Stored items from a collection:
------------------------------------------------------------------------
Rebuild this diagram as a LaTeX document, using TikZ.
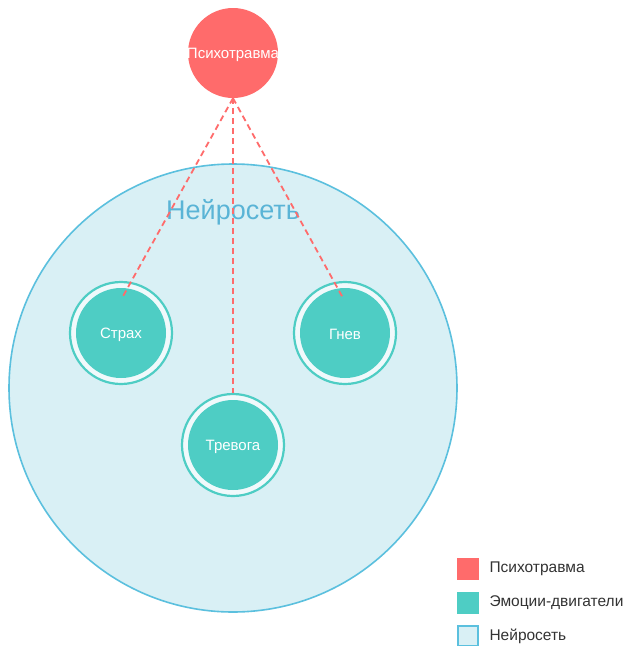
\documentclass[tikz,border=0pt]{standalone}
\usepackage{fontspec}
\setmainfont{Liberation Sans}
\definecolor{trauma}{HTML}{FF6B6B}
\definecolor{emo}{HTML}{4ECDC4}
\definecolor{netfill}{HTML}{D9F0F5}
\definecolor{netline}{HTML}{5BC0DE}
\definecolor{nettext}{HTML}{5AB4D6}
\begin{document}
\begin{tikzpicture}[x=1pt,y=-1pt,
  emoring/.style={circle,draw=emo,line width=2.2pt,fill=white!60!netfill,minimum size=102pt,inner sep=0pt},
  emocore/.style={circle,fill=emo,minimum size=90pt,inner sep=0pt},
  emotext/.style={text=white,font=\fontsize{15}{17}\selectfont,yshift=-1.5pt},
  link/.style={trauma,line width=1.8pt,dash pattern=on 6pt off 4pt},
  legtext/.style={anchor=west,font=\fontsize{15.5}{18}\selectfont,text=black!80},
  legbox/.style={minimum size=22pt,inner sep=0pt}]
\useasboundingbox (0,0) rectangle (628,646);
\fill[white] (0,0) rectangle (628,646);
% network
\node[circle,draw=netline,line width=1.6pt,fill=netfill,minimum size=448pt,inner sep=0pt] (net) at (233,388) {};
\node[text=nettext,font=\fontsize{27}{30}\selectfont] (netlabel) at (233,212) {Нейросеть};
% trauma
\node[circle,fill=trauma,minimum size=90pt,inner sep=0pt] (trauma) at (233,53) {};
\node[emotext] (traumalabel) at (trauma) {Психотравма};
% emotions
\node[emoring] (r1) at (121,333) {};
\node[emocore] (strah) at (121,333) {};
\node[emotext] (strahlabel) at (strah) {Страх};
\node[emoring] (r2) at (345,333) {};
\node[emocore] (gnev) at (345,333) {};
\node[emotext] (gnevlabel) at (gnev) {Гнев};
\node[emoring] (r3) at (233,445) {};
\node[emocore] (trev) at (233,445) {};
\node[emotext] (trevlabel) at (trev) {Тревога};
% links
\coordinate (e1) at (122,298);
\coordinate (e2) at (343,298);
\draw[link] (trauma.south) -- (e1);
\draw[link] (trauma.south) -- (e2);
\draw[link] (trauma.south) -- (r3.north);
% legend
\node[legbox,fill=trauma] (l1) at (468,569) {};
\node[legtext] (t1) at (486,569) {Психотравма};
\node[legbox,fill=emo] (l2) at (468,603) {};
\node[legtext] (t2) at (486,603) {Эмоции-двигатели};
\node[legbox,fill=netfill,draw=netline,line width=1.6pt,minimum size=20pt] (l3) at (468,636) {};
\node[legtext] (t3) at (486,636) {Нейросеть};
\end{tikzpicture}
\end{document}
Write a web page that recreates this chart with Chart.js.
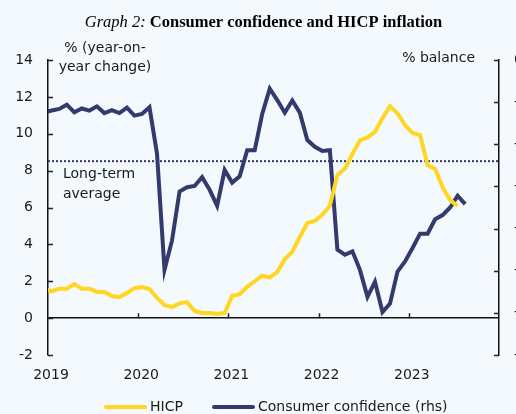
------------------------------------------------------------------------
**Instructions for the task:** Copy out all the data without changing anything, and drop the pictures.

**Exercise output:**
Rebuild this diagram as a LaTeX document, using TikZ.
\documentclass[tikz,border=0pt]{standalone}
\usepackage{fontspec}
\setmainfont{Liberation Sans}
\definecolor{trauma}{HTML}{FF6B6B}
\definecolor{emo}{HTML}{4ECDC4}
\definecolor{netfill}{HTML}{D9F0F5}
\definecolor{netline}{HTML}{5BC0DE}
\definecolor{nettext}{HTML}{5AB4D6}
\begin{document}
\begin{tikzpicture}[x=1pt,y=-1pt,
  emoring/.style={circle,draw=emo,line width=2.2pt,fill=white!60!netfill,minimum size=102pt,inner sep=0pt},
  emocore/.style={circle,fill=emo,minimum size=90pt,inner sep=0pt},
  emotext/.style={text=white,font=\fontsize{15}{17}\selectfont,yshift=-1.5pt},
  link/.style={trauma,line width=1.8pt,dash pattern=on 6pt off 4pt},
  legtext/.style={anchor=west,font=\fontsize{15.5}{18}\selectfont,text=black!80},
  legbox/.style={minimum size=22pt,inner sep=0pt}]
\useasboundingbox (0,0) rectangle (628,646);
\fill[white] (0,0) rectangle (628,646);
% network
\node[circle,draw=netline,line width=1.6pt,fill=netfill,minimum size=448pt,inner sep=0pt] (net) at (233,388) {};
\node[text=nettext,font=\fontsize{27}{30}\selectfont] (netlabel) at (233,212) {Нейросеть};
% trauma
\node[circle,fill=trauma,minimum size=90pt,inner sep=0pt] (trauma) at (233,53) {};
\node[emotext] (traumalabel) at (trauma) {Психотравма};
% emotions
\node[emoring] (r1) at (121,333) {};
\node[emocore] (strah) at (121,333) {};
\node[emotext] (strahlabel) at (strah) {Страх};
\node[emoring] (r2) at (345,333) {};
\node[emocore] (gnev) at (345,333) {};
\node[emotext] (gnevlabel) at (gnev) {Гнев};
\node[emoring] (r3) at (233,445) {};
\node[emocore] (trev) at (233,445) {};
\node[emotext] (trevlabel) at (trev) {Тревога};
% links
\coordinate (e1) at (122,298);
\coordinate (e2) at (343,298);
\draw[link] (trauma.south) -- (e1);
\draw[link] (trauma.south) -- (e2);
\draw[link] (trauma.south) -- (r3.north);
% legend
\node[legbox,fill=trauma] (l1) at (468,569) {};
\node[legtext] (t1) at (486,569) {Психотравма};
\node[legbox,fill=emo] (l2) at (468,603) {};
\node[legtext] (t2) at (486,603) {Эмоции-двигатели};
\node[legbox,fill=netfill,draw=netline,line width=1.6pt,minimum size=20pt] (l3) at (468,636) {};
\node[legtext] (t3) at (486,636) {Нейросеть};
\end{tikzpicture}
\end{document}
Write a web page that recreates this chart with Chart.js.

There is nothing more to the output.